As she was being heckled by a 49ers fan in enemy territory, she responded in a way I hadn’t seen since a visit to Philly’s Veterans Stadium circa 1989: she hurled a soft pretzel at the trash talker. It’s unclear if there was mustard involved.
According to TMZ, she was escorted out of the section by security.
Shockingly there was no video of the gluten projectile to pick apart like the Zapruder film, but we understand she hit her target because an angry Rams fan in the vicinity detailed the incident on instagram, telling her to have some “class.”
Using a humble, salty pretzel, the indisputable MVP of stadium snacks, as an assault weapon was a violation of fan behavior rules but more so an insult to the beloved nosh. Soft pretzels shouldn’t be used as a Hail Mary but enjoyed, preferably with at least four giant pumps of mustard and a Bud draught.
And I felt pain for all my twisted friends, including Hot Sam, Wetzel, that buttery slut Auntie Anne and even Sister Adelaide, the 90-something, 4-foot-7 nun who hawked 25 cent hot pretzels at my grammar school, St. Mary Academy. What an absolute sin.
Confronted with her transgression, she copped to the food fight, and apologized.
“He was saying a bunch of things that were aggressive towards our crew but zero excuse,” she wrote on Instagram. “I tried to apologize, but in the end knew I was wrong. Will always stand up for my guy and everyone I love, but obviously needed to do it completely different! I’m embarrassed too! Sorry you had to witness me in my weak moment!”

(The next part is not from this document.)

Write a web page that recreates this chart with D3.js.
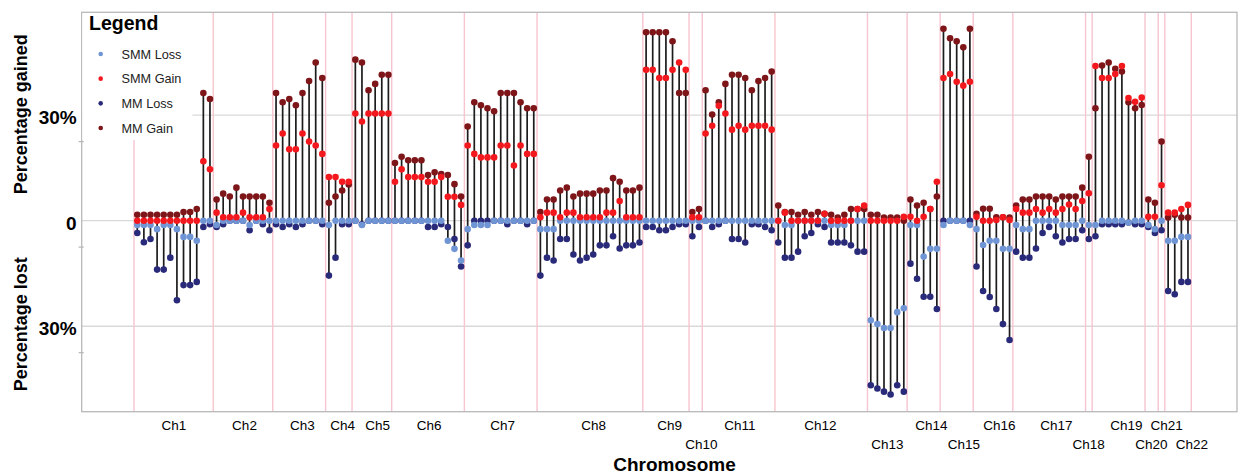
<!DOCTYPE html>
<html>
<head>
<meta charset="utf-8">
<script src="https://cdn.jsdelivr.net/npm/d3@7"></script>
<style>
  html, body { margin: 0; padding: 0; background: #fff; }
  svg { display: block; font-family: "Liberation Sans", Arial, sans-serif; }
</style>
</head>
<body>
<svg id="chart" width="1242" height="474"></svg>
<script>
// ---------------- DATA ----------------
const chromosomes = ["Ch1","Ch2","Ch3","Ch4","Ch5","Ch6","Ch7","Ch8","Ch9","Ch10","Ch11",
  "Ch12","Ch13","Ch14","Ch15","Ch16","Ch17","Ch18","Ch19","Ch20","Ch21","Ch22"];
const pointsPerChrom = [12,9,8,4,6,11,11,16,7,2,11,14,6,5,5,6,11,1,8,2,1,4];
// label position (in point-index units) and row of each chromosome label
const labelPos = [5.45,16.15,24.9,31.0,36.3,44.1,55.2,69.0,80.5,85.3,91.1,
  103.3,113.45,120.1,125.0,130.4,139.0,143.9,149.6,153.4,155.7,159.5];
const labelRow = [0,0,0,0,0,0,0,0,0,1,0,0,1,0,1,0,0,1,0,1,0,1];

// percentage lost (SMM)
const smmLoss = [
  1.2,1.2,1.2,2.4,1.2,1.2,2.4,4.6,4.6,5.7,0,0,            // Ch1
  1.2,0,0,0,0,1.2,0,0,0,                                  // Ch2
  0,0,0,0,0,0,0,0,                                        // Ch3
  1.2,0,0,0,                                              // Ch4
  0,1.2,0,0,0,0,                                          // Ch5
  0,0,0,0,0,0,0,0,5.7,8.0,11.3,                           // Ch6
  2.4,1.2,1.2,1.2,0,0,0,0,0,0,0,                          // Ch7
  2.4,2.4,2.4,0,0,0,0,0,0,0,0,0,0,0,0,0,                  // Ch8
  0,0,0,0,0,0,0,                                          // Ch9
  0,0,                                                    // Ch10
  0,0,0,0,0,0,0,0,0,0,0,                                  // Ch11
  0,1.2,1.2,0,0,0,0,0,1.2,1.2,1.2,0,0,0,                  // Ch12
  28.3,29.4,30.5,30.5,26.0,24.9,                          // Ch13
  1.2,1.2,10.2,8.0,8.0,                                   // Ch14
  1.2,0,0,0,1.2,                                          // Ch15
  2.4,6.9,5.7,5.7,8.0,8.0,                                // Ch16
  1.2,2.4,2.4,0,0,0,0,1.2,1.2,1.2,0,                      // Ch17
  1.2,                                                    // Ch18
  1.2,0,0,0,0,0.5,0,0,                                    // Ch19
  1.2,2.4,                                                // Ch20
  0,                                                      // Ch21
  5.7,5.7,4.6,4.6                                         // Ch22
];
// percentage gained (SMM)
const smmGain = [
  0,0,0,0,0,0,0,0,0,0,16.9,14.6,
  2.3,1.0,1.0,1.0,2.3,1.0,1.0,1.0,3.3,
  21.4,24.8,20.3,20.3,24.8,22.5,21.4,19.0,
  12.4,12.4,11.1,11.1,
  30.5,28.2,30.5,30.5,30.5,30.5,
  11.1,14.6,12.4,12.4,12.4,11.1,11.1,12.4,6.8,6.8,4.5,
  21.4,19.0,18.0,18.0,18.0,21.4,21.4,15.7,21.4,19.0,19.0,
  1.0,2.3,2.3,1.0,2.3,2.3,1.0,1.0,1.0,1.0,2.3,2.3,5.6,1.0,1.0,1.0,
  42.9,42.9,40.6,40.6,42.9,45.0,42.9,
  1.0,1.0,
  24.8,27.0,32.7,30.5,25.9,27.0,25.9,27.0,27.0,27.0,25.9,
  0,2.3,0,0,0,0,0,2.0,0,0,0,0,3.3,4.3,
  0,0,0,0,0,1.1,
  1.1,0,1.1,3.3,11.1,
  40.6,41.7,39.5,38.4,39.5,
  1.1,0,0,0.2,1.0,0.2,
  3.3,2.3,2.3,3.3,2.3,3.3,2.3,3.3,4.6,3.3,5.6,
  7.8,
  44.0,40.6,40.6,41.7,44.0,34.9,33.8,35.0,
  1.1,1.1,
  10.1,
  2.3,2.3,3.3,4.5
];
// percentage lost (MM)
const mmLoss = [
  3.5,6.1,5.2,13.9,13.9,10.5,22.6,18.3,18.3,17.4,1.8,1.0,
  1.8,1.0,0,0,0,2.7,0,1.0,2.7,
  1.0,1.8,1.0,1.8,1.0,0,0,1.0,
  15.6,10.5,1.0,1.0,
  0,1.0,0,0,0,0,
  0,0,0,0,0,1.8,1.8,1.0,1.8,5.2,13.0,
  7.0,0,0,0,0,0,1.0,0,0,1.0,0,
  15.6,10.5,11.3,5.2,5.2,9.6,11.3,10.5,9.6,7.0,7.0,4.4,7.9,7.0,7.0,6.2,
  1.8,1.8,2.7,2.7,1.8,1.0,1.0,
  4.4,1.8,
  0,1.8,1.0,0,5.2,5.2,6.2,1.0,1.0,1.8,2.7,
  6.2,10.5,10.5,8.8,4.4,3.5,1.0,1.8,6.2,6.2,6.2,7.0,8.8,8.8,
  46.8,47.7,48.6,49.4,46.8,48.6,
  12.2,16.5,21.6,21.6,25.1,
  0,0,0,0,0,
  13.0,20.0,21.7,25.1,29.4,33.9,
  8.8,10.5,10.5,7.9,3.5,1.8,4.4,6.2,5.2,5.2,2.7,
  5.2,
  4.4,1.0,1.0,1.0,1.0,0.5,1.0,1.0,
  1.8,3.5,
  2.7,
  20.0,20.9,17.4,17.4
];
// percentage gained (MM)
const mmGain = [
  1.7,1.7,1.7,1.7,1.7,1.7,1.7,2.5,2.5,3.3,36.3,34.6,
  6.0,7.7,6.9,9.4,6.9,6.9,6.9,6.9,5.1,
  36.3,33.7,34.6,32.8,36.3,39.7,45.0,40.6,
  5.1,6.9,8.6,10.3,
  45.8,45.0,37.1,38.9,41.5,41.5,
  16.4,18.2,17.2,17.2,17.2,13.0,13.8,13.3,13.0,10.4,6.9,
  26.8,33.7,32.8,32.0,31.1,36.3,36.3,36.3,33.7,32.0,32.0,
  2.5,6.0,6.0,8.6,9.4,6.9,7.7,7.7,7.7,8.6,8.6,12.1,11.1,8.6,8.6,9.4,
  53.6,53.6,53.6,53.6,51.0,36.3,36.3,
  2.5,3.3,
  37.1,30.2,33.7,38.9,41.5,41.5,40.6,37.1,39.7,40.6,42.4,
  4.3,2.5,2.5,1.7,2.5,1.7,2.5,2.0,1.7,0.9,1.7,3.3,3.3,3.3,
  1.7,1.7,0.9,0.9,0.9,0,
  6.0,4.3,5.1,3.3,6.9,
  54.6,51.9,51.0,49.3,54.6,
  2.0,3.4,3.4,1.0,1.0,0.9,
  4.3,6.0,6.0,6.9,6.9,6.9,6.0,6.9,6.9,6.9,9.4,
  18.2,
  32.0,44.1,45.0,43.2,42.4,33.7,32.0,32.9,
  6.0,5.1,
  22.5,
  0.9,1.7,0.9,0.9
];

const yTickValues = [30, 0, -30];
const yTickLabels = ["30%", "0", "30%"];
const yMinorTicks = [22.5, -7.5, -37.5];
const seriesNames = ["SMM Loss", "SMM Gain", "MM Loss", "MM Gain"];

// ---------------- CHART ----------------
const svg = d3.select("#chart");
const P = { left: 81.7, top: 12.3, right: 1237, bottom: 411.7 };
const colors = { "SMM Loss": "#6f95d5", "SMM Gain": "#f2181d", "MM Loss": "#2a2a7a", "MM Gain": "#7d1519" };

const n = smmLoss.length;
const x = d3.scaleLinear().domain([-8.41, 166.42]).range([P.left, P.right]);
const y = d3.scaleLinear().domain([-54.3, 59.26]).range([P.bottom, P.top]);

svg.append("rect").attr("width", 1242).attr("height", 474).attr("fill", "#fff");

// horizontal grid lines
svg.append("g").selectAll("line").data(yTickValues).join("line")
  .attr("x1", P.left).attr("x2", P.right)
  .attr("y1", d => y(d)).attr("y2", d => y(d))
  .attr("stroke", "#d9d9d9").attr("stroke-width", 1.3);

// chromosome boundaries
const starts = [];
let acc = 0;
pointsPerChrom.forEach(c => { starts.push(acc); acc += c; });
const bounds = starts.map(s => s - 0.5).concat([acc - 0.5]);
svg.append("g").selectAll("line").data(bounds).join("line")
  .attr("x1", d => x(d)).attr("x2", d => x(d))
  .attr("y1", P.top).attr("y2", P.bottom)
  .attr("stroke", "#f7c5cf").attr("stroke-width", 1.4);

// frame
svg.append("rect")
  .attr("x", P.left).attr("y", P.top)
  .attr("width", P.right - P.left).attr("height", P.bottom - P.top)
  .attr("fill", "none").attr("stroke", "#b8b8b8").attr("stroke-width", 1.3);

// minor ticks
svg.append("g").selectAll("line").data(yMinorTicks).join("line")
  .attr("x1", P.left - 3).attr("x2", P.left + 2)
  .attr("y1", d => y(d)).attr("y2", d => y(d))
  .attr("stroke", "#b8b8b8").attr("stroke-width", 1.3);

// data rows
const rows = d3.range(n).map(i => {
  const vals = [smmGain[i], mmGain[i], -smmLoss[i], -mmLoss[i]];
  return { i, lo: d3.min(vals), hi: d3.max(vals) };
});

// stems
svg.append("g").selectAll("line").data(rows).join("line")
  .attr("x1", d => x(d.i)).attr("x2", d => x(d.i))
  .attr("y1", d => y(d.lo)).attr("y2", d => y(d.hi))
  .attr("stroke", "#1c1c1c").attr("stroke-width", 1.7);

// points (MM first, SMM on top)
const layers = [
  { name: "MM Loss", vals: mmLoss.map(v => -v) },
  { name: "MM Gain", vals: mmGain },
  { name: "SMM Loss", vals: smmLoss.map(v => -v) },
  { name: "SMM Gain", vals: smmGain }
];
layers.forEach(L => {
  svg.append("g").selectAll("circle").data(L.vals).join("circle")
    .attr("cx", (d, i) => x(i)).attr("cy", d => y(d))
    .attr("r", 3.3).attr("fill", colors[L.name]);
});

// y axis labels
const yAxis = d3.axisLeft(y).tickValues(yTickValues)
  .tickFormat((d, i) => yTickLabels[i]).tickSize(0).tickPadding(5);
const gy = svg.append("g").attr("transform", `translate(${P.left},0)`).call(yAxis);
gy.select(".domain").remove();
gy.selectAll("text").attr("font-family", "Liberation Sans, Arial, sans-serif")
  .attr("font-size", 19).attr("font-weight", "bold").attr("fill", "#000").attr("dy", "0.45em");

// x axis labels
const xAxis = d3.axisBottom(x).tickValues(labelPos)
  .tickFormat((d, i) => chromosomes[i]).tickSize(0);
const gx = svg.append("g").attr("transform", `translate(0,${P.bottom})`).call(xAxis);
gx.select(".domain").remove();
gx.selectAll("text").attr("font-family", "Liberation Sans, Arial, sans-serif")
  .attr("font-size", 13.5).attr("fill", "#000")
  .attr("dy", 0).attr("y", (d, i) => labelRow[i] === 0 ? 18.5 : 37.8);

// axis titles
svg.append("text").attr("x", 674.5).attr("y", 470.5).attr("text-anchor", "middle")
  .attr("font-size", 19).attr("font-weight", "bold").text("Chromosome");
svg.append("text").attr("transform", `translate(26.5,${y(30) - 1}) rotate(-90)`)
  .attr("text-anchor", "middle").attr("font-size", 18).attr("font-weight", "bold")
  .text("Percentage gained");
svg.append("text").attr("transform", `translate(26.5,${y(-30) - 2}) rotate(-90)`)
  .attr("text-anchor", "middle").attr("font-size", 18).attr("font-weight", "bold")
  .text("Percentage lost");

// legend
const lg = svg.append("g");
lg.append("rect").attr("x", P.left + 0.7).attr("y", P.top + 0.7)
  .attr("width", 110).attr("height", 127).attr("fill", "#fff");
lg.append("text").attr("x", 89).attr("y", 30).attr("font-size", 19.5)
  .attr("font-weight", "bold").text("Legend");
const legY = d3.scalePoint().domain(seriesNames).range([54, 128]);
seriesNames.forEach(s => {
  lg.append("circle").attr("cx", 100.7).attr("cy", legY(s)).attr("r", 2.3).attr("fill", colors[s]);
  lg.append("text").attr("x", 121.5).attr("y", legY(s)).attr("dy", "0.36em")
    .attr("font-size", 12.7).attr("fill", "#222").text(s);
});
</script>
</body>
</html>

She also said she wouldn’t attend Rams away games, perhaps to cut down on the temptation of exercising her throwing arm after a visit to the concession stand. Hey a soft pretzel today, cheesy nachos tomorrow.

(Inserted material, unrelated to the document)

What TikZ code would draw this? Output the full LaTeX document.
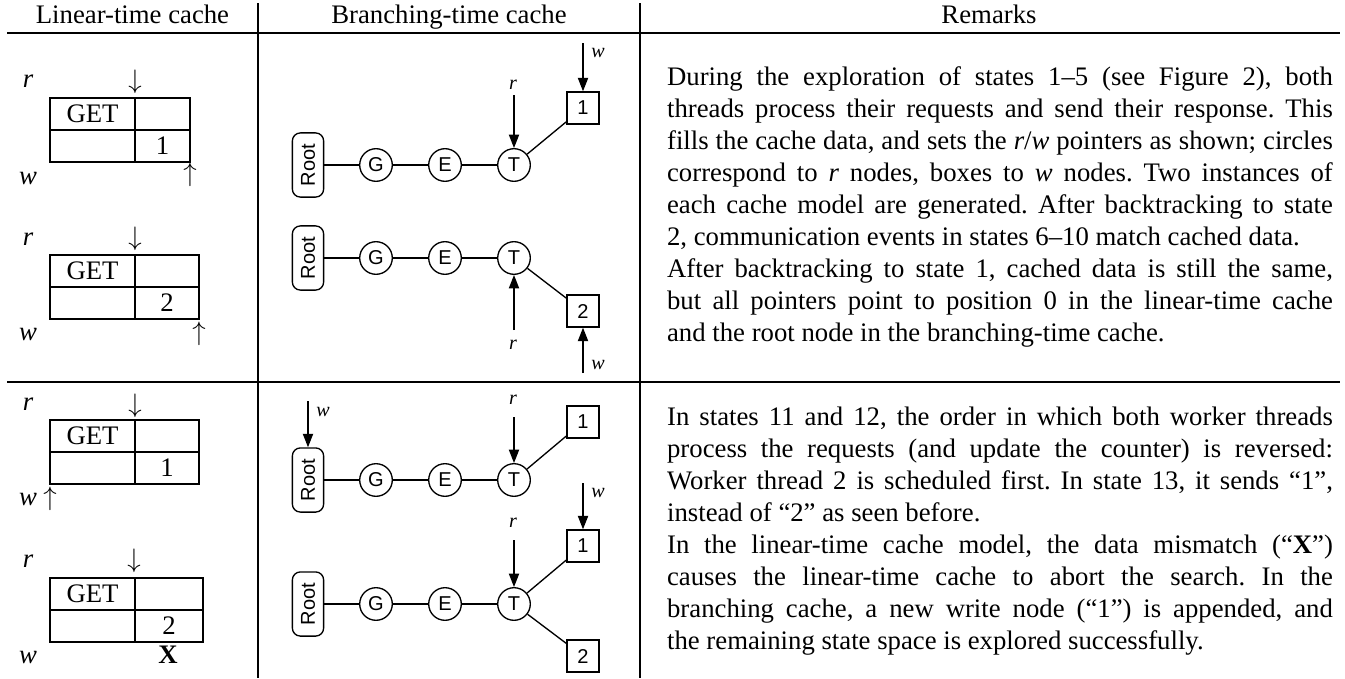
\documentclass[tikz,border=0pt]{standalone}
\usepackage{fontspec}
\setmainfont{Liberation Serif}
\setsansfont{Liberation Sans}
\usepackage{tikz}
\usetikzlibrary{arrows.meta, calc, positioning}
\frenchspacing

\begin{document}
\begin{tikzpicture}[
                x=0.374pt, y=-0.374pt,
                rule/.style={line width=0.55pt},
                cell/.style={line width=0.65pt},
                label/.style={font=\fontsize{10}{12}\selectfont},
                node/.style={draw, line width=0.5pt, inner sep=0pt, font=\sffamily\fontsize{7.5}{8}\selectfont},
                rootnode/.style={node, rounded corners=3pt, rotate=90, minimum width=24pt, minimum height=11.7pt},
                readnode/.style={node, circle, minimum size=12.2pt},
                writenode/.style={node, rectangle, minimum size=12pt},
                edge/.style={line width=0.5pt},
                ptr/.style={line width=0.5pt, -{Triangle[length=5pt, width=3.8pt]}},
                ptrlabel/.style={font=\itshape\fontsize{7.5}{9}\selectfont, inner sep=0pt},
                remark/.style={text width=249pt, align=justify, inner sep=0pt, font=\fontsize{10}{12}\selectfont}
            ]

            \useasboundingbox (0,0) rectangle (1345,678);

            % Table rules
            \draw[rule] (7,33) -- (1340,33);
            \draw[rule] (7,382) -- (1340,382);
            \draw[rule] (258,3) -- (258,678);
            \draw[rule] (640,3) -- (640,678);

            % Headers
            \node[label, anchor=base] (head-1) at (132.5,24) {Linear-time cache};
            \node[label, anchor=base] (head-2) at (449,24) {Branching-time cache};
            \node[label, anchor=base] (head-3) at (989,24) {Remarks};

            % Linear-time caches
            \foreach \n/\y/\xr/\v in {1/98/190/1, 2/255/199/2, 3/420/199/1, 4/578/203/2}
            {
            \draw[cell] (50,\y) rectangle (\xr,\y+64);
            \draw[cell] (135,\y) -- (135,\y+64);
            \draw[cell] (50,\y+32) -- (\xr,\y+32);
            \node[label] (get-\n) at (92.5,\y+16) {GET};
            \node[label] (val-\n) at ({(135+\xr)/2},\y+48) {\v};
            }

            % Linear-time pointers
            \node[label, anchor=base] (r-1) at (28,87) {\textit{r}};
            \node[label] (rd-1) at (135,81.5) {$\downarrow$};
            \node[label, anchor=base] (w-1) at (28,184) {\textit{w}};
            \node[label] (wu-1) at (190,175) {$\uparrow$};

            \node[label, anchor=base] (r-2) at (28,245) {\textit{r}};
            \node[label] (rd-2) at (135,239) {$\downarrow$};
            \node[label, anchor=base] (w-2) at (28,340) {\textit{w}};
            \node[label] (wu-2) at (199,334) {$\uparrow$};

            \node[label, anchor=base] (r-3) at (28,410) {\textit{r}};
            \node[label] (rd-3) at (135,406) {$\downarrow$};
            \node[label, anchor=base] (w-3) at (28,505) {\textit{w}};
            \node[label] (wu-3) at (50,499) {$\uparrow$};

            \node[label, anchor=base] (r-4) at (28,567) {\textit{r}};
            \node[label] (rd-4) at (134,561) {$\downarrow$};
            \node[label, anchor=base] (w-4) at (28,663) {\textit{w}};
            \node[label, anchor=base] (x-4) at (168,663) {\textbf{X}};

            % Branching-time caches
            \foreach \n/\y in {1/165, 2/258, 3/480, 4/604}
            {
            \node[rootnode] (R-\n) at (308,\y) {Root};
            \node[readnode] (G-\n) at (376,\y) {G};
            \node[readnode] (E-\n) at (445,\y) {E};
            \node[readnode] (T-\n) at (514,\y) {T};
            \draw[edge] (R-\n) -- (G-\n) -- (E-\n) -- (T-\n);
            }

            % Write nodes
            \node[writenode] (W-1) at (583,108) {1};
            \node[writenode] (W-2) at (583,311) {2};
            \node[writenode] (W-3) at (583,422) {1};
            \node[writenode] (W-4a) at (583,546) {1};
            \node[writenode] (W-4b) at (583,656) {2};

            \draw[edge] (T-1) -- (W-1);
            \draw[edge] (T-2) -- (W-2);
            \draw[edge] (T-3) -- (W-3);
            \draw[edge] (T-4) -- (W-4a);
            \draw[edge] (T-4) -- (W-4b);

            % Branching-time pointers
            \coordinate (wp-1) at (583,43);
            \coordinate (rp-1) at (514,95);
            \coordinate (rp-2) at (514,330);
            \coordinate (wp-2) at (583,373);
            \coordinate (wp-3) at (308,401);
            \coordinate (rp-3) at (514,417);
            \coordinate (wp-4) at (583,483);
            \coordinate (rp-4) at (514,540);

            \draw[ptr] (wp-1) -- (W-1);
            \draw[ptr] (rp-1) -- (T-1);
            \draw[ptr] (rp-2) -- (T-2);
            \draw[ptr] (wp-2) -- (W-2);
            \draw[ptr] (wp-3) -- (R-3);
            \draw[ptr] (rp-3) -- (T-3);
            \draw[ptr] (wp-4) -- (W-4a);
            \draw[ptr] (rp-4) -- (T-4);

            \node[ptrlabel] (wl-1) at (598,53) {w};
            \node[ptrlabel] (rl-1) at (513,85) {r};
            \node[ptrlabel] (rl-2) at (513,345) {r};
            \node[ptrlabel] (wl-2) at (598,365) {w};
            \node[ptrlabel] (wl-3) at (323,412) {w};
            \node[ptrlabel] (rl-3) at (513,400) {r};
            \node[ptrlabel] (wl-4) at (598,493) {w};
            \node[ptrlabel] (rl-4) at (513,523) {r};

            % Remarks
            \node[remark] (remark-1) at (1000,207) {During the exploration of states 1--5 (see Figure 2), both\linebreak
            threads process their requests and send their response. This\linebreak
            fills the cache data, and sets the \textit{r}/\textit{w} pointers as shown; circles\linebreak
            correspond to \textit{r} nodes, boxes to \textit{w} nodes. Two instances of\linebreak
            each cache model are generated. After backtracking to state\linebreak
            2, communication events in states 6--10 match cached data.\\
            After backtracking to state 1, cached data is still the same,\linebreak
            but all pointers point to position 0 in the linear-time cache\linebreak
            and the root node in the branching-time cache.};

            \node[remark] (remark-2) at (1000,531) {In states 11 and 12, the order in which both worker threads\linebreak
            process the requests (and update the counter) is reversed:\linebreak
            Worker thread 2 is scheduled first. In state 13, it sends ``1'',\linebreak
            instead of ``2'' as seen before.\\
            In the linear-time cache model, the data mismatch (``\textbf{X}'')\linebreak
            causes the linear-time cache to abort the search. In the\linebreak
            branching cache, a new write node (``1'') is appended, and\linebreak
            the remaining state space is explored successfully.};

        \end{tikzpicture}
\end{document}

But with more time and space and the fact these two teams are battling for a Super Bowl spot, brings new light to this headline-making debacle.
In fact, upon further review, it was a downright delicious heel turn. And if I were a Rams fan, I would be sporting a giant pretzel on a link, like Miami’s turnover chain.
It’s true, the business of WAGs don’t thrill me much, especially with the advent of the Instagram and TikTok, which have turned WAGing into an industrial complex — and an unnecessary sideshow.
But this is where Stafford distinguished herself among her contemporaries. Take for example, Brittany Matthews, the fiancée of Chiefs quarterback Patrick Mahomes spraying champagne on the crowd from her suite after Kansas City clinched a berth in the AFC title game last week. The video was posted all over social media for maximum look-at-me narcissism.
When Stafford wanted to express herself, she went to pretzel vendor, not to the wine cellar. And she didn’t do it for the gram. We only know it exists because of a snitch. What a woman of the people.
And with her rebellious act, she earned a place on the still-unfinished Mount Rushmore of WAGs, next to Victoria Beckham and Coleen Rooney who conducted a A+ sting operation against rival Rebekah Vardy.
Earlier this month, the 49ers beat the Rams in overtime, and once again, Kelly Stafford’s husband threw two interceptions. Well, he’s fresh off of beating Tom Brady’s Buccaneers and could be on a collision course with destiny. And an unlucky 49ers fan could be on a collision course with a soft pretzel. We have Stafford to thank for adding an extra spicy grievance to the game.